The Founders lived in a time when an international attack meant a naval attack--
NOT when an inter-continental ballistic missile or, hell, a cyber attack could hit us in minutes.
We live in a different age, and we must act accordingly--
The 2nd Amendment was wonderful.
It was.
I don't hate it, not at all, it was progressive--
For the 18th century
But the same way Shakespeare being "progressive" with women by daring to suggest they could be on par with me in terms of wits (or even--gasp!--smarter than some men!) and that hey, maybe they could do more than just be idle dowries to be married off was progressive for 1600, but his conservative, monarchy-first politics are wholly conservative by today's standards...
So to does the 2nd Amendment, a document once progressive, now become conservative and outdated in its language...after all, it's written for "a well-regulated militia," this taking place in the time when militias were a lot more commonplace and it actually made sense to make provisions for them.
NOW.
Do I mean to say it's OK to completely ignore the 2nd Amendment?
Absolutely not.
It may be a touch on the arcane side, but regardless of my feelings there, it's the law.
That being SAID...
Acknowledging X is the law and saying "X is above question or reproach BECAUSE it's the law/BECAUSE "smarter" people wrote it centuries ago" is absurd.
The 2nd Amendment, amazingly, has nothing to say about AR-15s.
The reason?
It was written well before such technology was even a gleam in that mad genie's eye.
But the genie is out of the bottle now, and you can't pretend it isn't, or act as if it's still 1789.
You have to address this as if it's 2013...because it is.
I'll say it again:
"The right of the people to keep and bear arms shall not be infringed" DOES NOT =
"People should be allowed ALL ARMS."
If you disagree, then please explain why you'd take issue with someone owning a nuclear bomb.
I have to imagine at that point even the most ardent "for defense" arms defenders will balk.
SO.
Why are bombs not OK, but guns are?
The 2nd says nothing about not allowing bombs...
Possibly because nuclear bombs had not yet been discovered?
The 2nd was written at a time when the most destructive thing you could own domestically, just about, was a cannon.
Do you think that The Founders would be perfectly OK with people owning, say, rocket launchers?
If not, why?
"The right to bear arms" after all...
More than anything, I have to end by restating--
1. The Founders DID *NOT* know better than us just because we've built them monuments and they're (again, rightly) legends...they didn't know how to run a 2013 America better than WE do.
2. You cannot defend your position, thus, by clinging to The Founders or "what The Founders wrote/said," again, these are also the same people, in many cases, who would look at our current President as 3/5 of a person (and even if you despise Obama, I have to imagine everyone here is above considering ANYONE sub-human like that.)
3. You have to consider the 2nd Amendment in the context of the world it was written in, and not to do so is both fallacious and to a certain extent a bit of legal cowardice...

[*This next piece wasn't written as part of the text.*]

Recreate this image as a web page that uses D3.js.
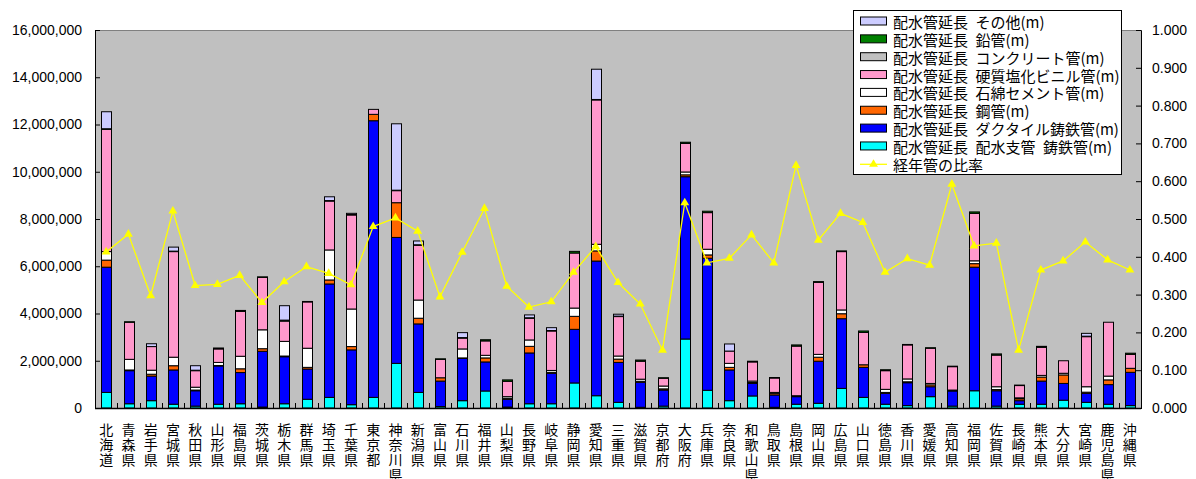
<!DOCTYPE html>
<html><head><meta charset="utf-8">
<script src="https://cdn.jsdelivr.net/npm/d3@7"></script>
<style>
html,body{margin:0;padding:0;background:#fff;}
svg{display:block;}
.catlabel{writing-mode:vertical-rl;text-orientation:upright;}
</style></head><body>
<svg id="chart" width="1196" height="479"></svg>
<script>
// 都道府県別 配水管延長（管種別, m）と経年管の比率
const prefectures = ["北海道","青森県","岩手県","宮城県","秋田県","山形県","福島県","茨城県","栃木県","群馬県","埼玉県","千葉県","東京都","神奈川県","新潟県","富山県","石川県","福井県","山梨県","長野県","岐阜県","静岡県","愛知県","三重県","滋賀県","京都府","大阪府","兵庫県","奈良県","和歌山県","鳥取県","島根県","岡山県","広島県","山口県","徳島県","香川県","愛媛県","高知県","福岡県","佐賀県","長崎県","熊本県","大分県","宮崎県","鹿児島県","沖縄県"];

const castIronBranch = [660000,180000,310000,160000,80000,160000,180000,40000,180000,370000,450000,140000,450000,1890000,660000,60000,310000,720000,40000,180000,180000,1060000,520000,240000,30000,80000,2920000,750000,310000,510000,30000,160000,200000,830000,450000,160000,100000,480000,80000,730000,80000,160000,160000,330000,240000,160000,100000];
const ductileIron = [5300000,1400000,1040000,1450000,650000,1620000,1320000,2360000,1990000,1280000,4800000,2320000,11710000,5330000,2900000,1080000,1790000,1230000,330000,2150000,1290000,2270000,5700000,1690000,1060000,680000,6870000,5590000,1300000,530000,520000,320000,1780000,2950000,1270000,460000,970000,420000,640000,5230000,650000,150000,980000,710000,380000,830000,1410000];
const steelPipe = [300000,30000,80000,180000,30000,20000,160000,110000,30000,70000,170000,140000,270000,1470000,240000,140000,20000,170000,40000,280000,40000,550000,430000,140000,40000,50000,80000,140000,110000,40000,60000,40000,170000,210000,110000,40000,40000,80000,40000,150000,50000,80000,170000,360000,50000,200000,170000];
const asbestosCement = [360000,450000,170000,360000,120000,130000,530000,800000,620000,810000,1270000,1590000,0,0,770000,0,380000,110000,70000,270000,80000,350000,280000,130000,90000,120000,120000,240000,170000,60000,50000,0,120000,160000,0,130000,120000,60000,0,120000,120000,40000,70000,70000,230000,160000,0];
const rigidPVC = [5180000,1570000,1000000,4470000,700000,570000,1900000,2220000,860000,1960000,2070000,3980000,210000,510000,2320000,780000,460000,610000,650000,920000,1670000,2330000,6110000,1670000,760000,330000,1210000,1550000,520000,810000,610000,2100000,3050000,2470000,1370000,790000,1440000,1490000,990000,2010000,1340000,520000,1190000,530000,2120000,2280000,590000];
const concretePipe = [0,0,0,0,0,0,0,0,0,0,0,0,0,0,0,0,0,0,0,0,0,0,0,0,0,0,0,0,0,0,0,0,0,0,0,0,0,0,0,0,0,0,0,0,0,0,0];
const leadPipe = [20000,20000,0,20000,20000,40000,40000,20000,40000,20000,20000,20000,0,20000,20000,20000,20000,50000,60000,20000,20000,70000,20000,20000,50000,20000,50000,60000,0,30000,20000,50000,30000,30000,60000,40000,20000,20000,20000,60000,50000,20000,40000,0,20000,0,50000];
const otherPipe = [720000,0,120000,170000,190000,0,0,0,610000,0,160000,50000,0,2810000,160000,0,210000,0,0,120000,120000,0,1280000,80000,0,0,0,0,300000,0,0,0,0,0,0,0,0,0,0,0,0,0,0,0,120000,0,0];
const agedRatio = [0.413,0.460,0.297,0.521,0.324,0.327,0.351,0.279,0.334,0.374,0.356,0.326,0.480,0.503,0.468,0.294,0.412,0.528,0.322,0.267,0.281,0.359,0.427,0.332,0.275,0.153,0.543,0.384,0.396,0.458,0.384,0.642,0.444,0.515,0.491,0.359,0.395,0.378,0.592,0.429,0.436,0.153,0.365,0.389,0.439,0.392,0.365];

const leftTicks = [0,2000000,4000000,6000000,8000000,10000000,12000000,14000000,16000000];
const rightTicks = [0,0.1,0.2,0.3,0.4,0.5,0.6,0.7,0.8,0.9,1.0];

// 積み上げ順（下から）
const seriesDefs = [
  {key:"castIronBranch", name:"配水管延長\u2002配水支管\u2002鋳鉄管(m)", color:"#00ffff", values:castIronBranch},
  {key:"ductileIron", name:"配水管延長\u2002ダクタイル鋳鉄管(m)", color:"#0000ff", values:ductileIron},
  {key:"steelPipe", name:"配水管延長\u2002鋼管(m)", color:"#ff6600", values:steelPipe},
  {key:"asbestosCement", name:"配水管延長\u2002石綿セメント管(m)", color:"#ffffff", values:asbestosCement},
  {key:"rigidPVC", name:"配水管延長\u2002硬質塩化ビニル管(m)", color:"#ff99cc", values:rigidPVC},
  {key:"concretePipe", name:"配水管延長\u2002コンクリート管(m)", color:"#c0c0c0", values:concretePipe},
  {key:"leadPipe", name:"配水管延長\u2002鉛管(m)", color:"#008000", values:leadPipe},
  {key:"otherPipe", name:"配水管延長\u2002その他(m)", color:"#ccccff", values:otherPipe}
];
const lineName = "経年管の比率";

const svg = d3.select("#chart");
const plot = {left:95, right:1141, top:30, bottom:408};

const x = d3.scaleBand().domain(prefectures).range([plot.left, plot.right])
  .paddingInner(0.565).paddingOuter(0.2825);
const yL = d3.scaleLinear().domain([0,16000000]).range([plot.bottom, plot.top]);
const yR = d3.scaleLinear().domain([0,1]).range([plot.bottom, plot.top]);

// plot area background
svg.append("rect").attr("x",plot.left).attr("y",plot.top)
  .attr("width",plot.right-plot.left).attr("height",plot.bottom-plot.top)
  .attr("fill","#c0c0c0");
svg.append("line").attr("x1",plot.left).attr("x2",plot.right)
  .attr("y1",plot.top+0.5).attr("y2",plot.top+0.5)
  .attr("stroke","#808080").attr("stroke-width",1);

// stacked data
const rows = prefectures.map((p,i)=>{
  const r = {pref:p};
  seriesDefs.forEach(s=>{ r[s.key] = s.values[i]; });
  return r;
});
const stack = d3.stack().keys(seriesDefs.map(s=>s.key));
const stacked = stack(rows);

const bars = svg.append("g");
stacked.forEach((layer,li)=>{
  bars.append("g").attr("fill", seriesDefs[li].color)
    .selectAll("rect").data(layer.filter(d=>d[1]-d[0]>0)).join("rect")
    .attr("x", d=>Math.round(x(d.data.pref))+0.5)
    .attr("width", Math.round(x.bandwidth()))
    .attr("y", d=>yL(d[1]))
    .attr("height", d=>yL(d[0])-yL(d[1]))
    .attr("stroke","#000").attr("stroke-width",1);
});

// axes
const axisFont = "'Liberation Sans', Arial, sans-serif";
const gL = svg.append("g").attr("transform",`translate(${plot.left},0)`)
  .call(d3.axisLeft(yL).tickValues(leftTicks).tickSize(-5).tickPadding(13)
    .tickFormat(d3.format(",")));
gL.select(".domain").attr("stroke","#000");
gL.selectAll(".tick line").attr("stroke","#000");
gL.selectAll("text").attr("font-family",axisFont).attr("font-size",14).attr("fill","#000");

const gR = svg.append("g").attr("transform",`translate(${plot.right},0)`)
  .call(d3.axisRight(yR).tickValues(rightTicks).tickSize(-5).tickPadding(11)
    .tickFormat(d3.format(".3f")));
gR.select(".domain").attr("stroke","#000");
gR.selectAll(".tick line").attr("stroke","#000");
gR.selectAll("text").attr("font-family",axisFont).attr("font-size",14).attr("fill","#000");

// category axis line and ticks between categories
svg.append("line").attr("x1",plot.left).attr("x2",plot.right)
  .attr("y1",plot.bottom+0.5).attr("y2",plot.bottom+0.5).attr("stroke","#000").attr("stroke-width",1.5);
const step = x.step();
svg.append("g").selectAll("line").data(d3.range(prefectures.length+1)).join("line")
  .attr("x1",i=>Math.round(plot.left+i*step)+0.5).attr("x2",i=>Math.round(plot.left+i*step)+0.5)
  .attr("y1",plot.bottom-5).attr("y2",plot.bottom+1)
  .attr("stroke","#000");

// category labels, written vertically (upright characters, top to bottom)
svg.append("g").attr("font-family","'Noto Sans CJK JP', sans-serif")
  .attr("font-size",14).attr("fill","#000")
  .selectAll("text").data(prefectures).join("text")
  .attr("class","catlabel")
  .attr("x",p=>x(p)+x.bandwidth()/2).attr("y",423)
  .attr("letter-spacing",1)
  .text(p=>p);

// aged-pipe ratio line
const lineGen = d3.line().x(d=>x(d.pref)+x.bandwidth()/2).y(d=>yR(d.v));
const lineData = prefectures.map((p,i)=>({pref:p, v:agedRatio[i]}));
svg.append("path").datum(lineData).attr("d",lineGen)
  .attr("fill","none").attr("stroke","#ffff00").attr("stroke-width",1.3);
const tri = d3.symbol().type(d3.symbolTriangle).size(34);
svg.append("g").selectAll("path").data(lineData).join("path")
  .attr("transform",d=>`translate(${x(d.pref)+x.bandwidth()/2},${yR(d.v)})`)
  .attr("d",tri).attr("fill","#ffff00");

// legend
const lg = svg.append("g");
lg.append("rect").attr("x",853.5).attr("y",10.5).attr("width",268).attr("height",164)
  .attr("fill","#fff").attr("stroke","#000").attr("stroke-width",1);
const legendItems = seriesDefs.slice().reverse();
const rowY = i=>21.5+i*17.85;
legendItems.forEach((s,i)=>{
  lg.append("rect").attr("x",860.5).attr("y",rowY(i)-4.5).attr("width",26).attr("height",8)
    .attr("fill",s.color).attr("stroke","#000").attr("stroke-width",1);
  lg.append("text").attr("x",893).attr("y",rowY(i)).attr("dominant-baseline","central")
    .attr("font-family","'Noto Sans CJK JP', sans-serif").attr("font-size",15)
    .attr("fill","#000").attr("xml:space","preserve").text(s.name);
});
const li = legendItems.length;
lg.append("line").attr("x1",860).attr("x2",887).attr("y1",rowY(li)).attr("y2",rowY(li))
  .attr("stroke","#ffff00").attr("stroke-width",1.3);
lg.append("path").attr("transform",`translate(873.5,${rowY(li)})`).attr("d",tri).attr("fill","#ffff00");
lg.append("text").attr("x",893).attr("y",rowY(li)).attr("dominant-baseline","central")
  .attr("font-family","'Noto Sans CJK JP', sans-serif").attr("font-size",15).attr("fill","#000")
  .text(lineName);
</script>
</body></html>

Granted I've never gone myself, obviously, and correct me if I'm wrong, UK citizens:
But my Shakespeare professor last semester (and current English Renaissance Lit professor) spent a good few years at studying in England, and according to her, you DO NOT get up from the table to pee in the middle of a fancy dinner party and break social convention, and likewise, actors who go to The Black Duck get very drunk in-between shows.
:p
OK, all that's what she said as well, and had to say it, but relevantly--
She said there's quite a bit of English law from centuries back still on the books, technically, and, as is the case when you have a centuries-old nation, there are quite a few rather wacky technicalities from the 1700s one fellow student exploited before a professor exploited a similar 1700s-era, arcane, no-one-follows-it-anymore technicality to get back at said smartass student.
I obviously have no way of knowing if that's true or not, but if it is...and I have to imagine there's at least some degree of truth to her story...
Then clearly laws still on the books can become arcane, and you can't just blindly expect those who came before you to be in possession of more enlightened smarts, as it were.